Pareil arrangement est bien sûr intenable à long terme, puisque le gouvernement du Kosovo entend créer bientôt un ministère des Affaires étrangères et un ministère de la Défense, des secteurs qui ont été jusqu’ici réservés à la Minuk et à la KFOR, la force de l’Otan au Kosovo qui compte toujours 17 000 soldats.

Quel rôle va jouer la Serbie ?

Soutenue par la Russie, la Serbie a réussi à défier l’autorité du gouvernement du Kosovo, ainsi que celle de l’Onu et de l’UE.

Selon une source diplomatique, en janvier dernier, Slobodan Samardzić, le ministre pour le Kosovo de la Serbie aurait déclaré aux fonctionnaires serbes de l’enclave de Strpce que, en ce qui les concernait, il avait l’intention de demeurer leur « première et seule autorité ».

Il aurait ajouté : « Je suis le ministre pour le Kosovo et Metohija et vous devez vous conformer strictement à mes ordres ».

Or Slobodan Samardzić semble étendre son autorité. Après que des émeutiers serbes aient détruit des douanes de l’Onu dans le nord du Kosovo le 19 février, le ministre a qualifié leur action de « légitime ».

Joachim Ruecker, le chef de la Minuk, a répliqué en affirmant que si le ministre Samardzić ne s’excusait pas pour ses propos, il ne serait plus admis au Kosovo.

Mais Ruecker a été obligé de reculer. Cette nuit-là, Vuk Jeremić, le ministre serbe des Affaires étrangères, a passé quelques coups de téléphone afin de chercher de l’aide à l’étranger.

Le lendemain, « sans remord » selon une source diplomatique du Kosovo, Slobodan Samardzić s’est non seulement rendu au Kosovo, mais il a même rencontré Joachim Ruecker. Celui-ci reçoit en effet ses ordres de l’Onu et a dû s’incliner.

Ainsi, la Serbie avance ses pions avec succès et gagne en influence non seulement chez les Serbes du Kosovo, mais aussi sur la Minuk elle-même - grâce à son puissant allié russe.

Qui plus est, la Minuk ne sait pas exactement ce qu’elle doit faire. La mission de l’UE destinée à renforcer l’application de la loi se déploie, tandis que le BCI n’est même pas constitué. Une source diplomatique affirme toutefois que ce serait une erreur de trop s’en faire avec les dates et les comptes à rebours.

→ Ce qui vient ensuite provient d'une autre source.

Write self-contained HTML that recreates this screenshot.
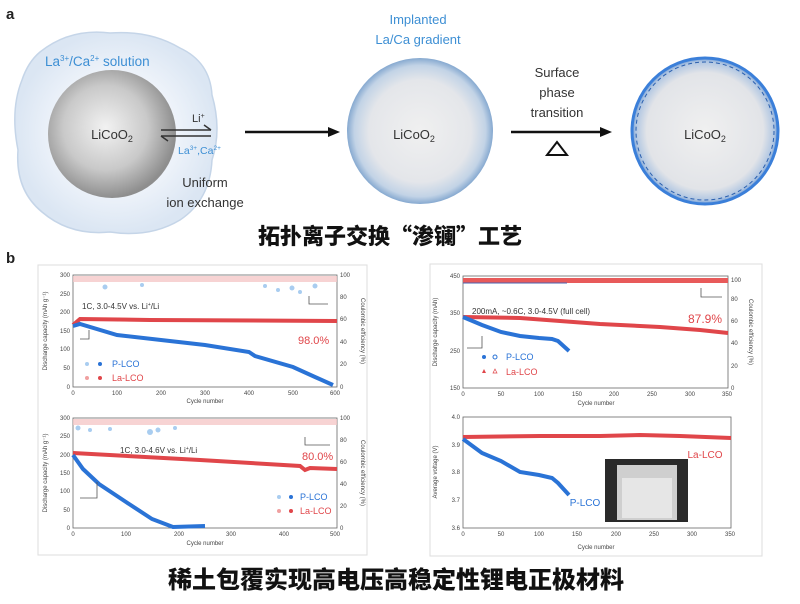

« Il existe une compréhension générale de ce qui doit se passer et nous avons pour objectif que tout soit terminé au mois de juin », confie une source.

Pendant ce temps, le gouvernement du Kosovo est tellement discret que l’on pourrait se demander s’il existe vraiment.

La situation devrait sans doute se clarifier progressivement. Mais, considérant la tournure actuelle des événements, la transition de l’ère de la Minuk à l’indépendance et peut-être à un protectorat de l’UE ne se déroule pas tout à fait selon le plan.

Cela était peut-être à prévoir, vu les dissensions internationales autour de l’indépendance du Kosovo et l’absence de soutien de la part du Conseil de sécurité.

Néanmoins, au cours des prochaines semaines, la mission de l’UE, qui a commencé son travail en annonçant son retrait temporaire du nord du Kosovo contrôlé par les Serbes, devra donner de la voix et asseoir son autorité, ou bien elle risque de perdre beaucoup de sa crédibilité.

Les politiciens devraient regarder en arrière et se rappeler le Kosovo en juin 1999, quand l’Onu qui arrivait avait dû surmonter le double défi que posait la Serbie - qui essayait alors de conserver une sorte de gouvernement résiduel à Pristina - et l’Armée de libération du Kosovo - qui tentait de s’emparer du pouvoir partout sur le territoire.

L’Onu est parvenue dans une certaine mesure à relever ces deux défis. Reste à savoir si l’Eulex, le BCI et le gouvernement du Kosovo auront autant de succès cette fois-ci.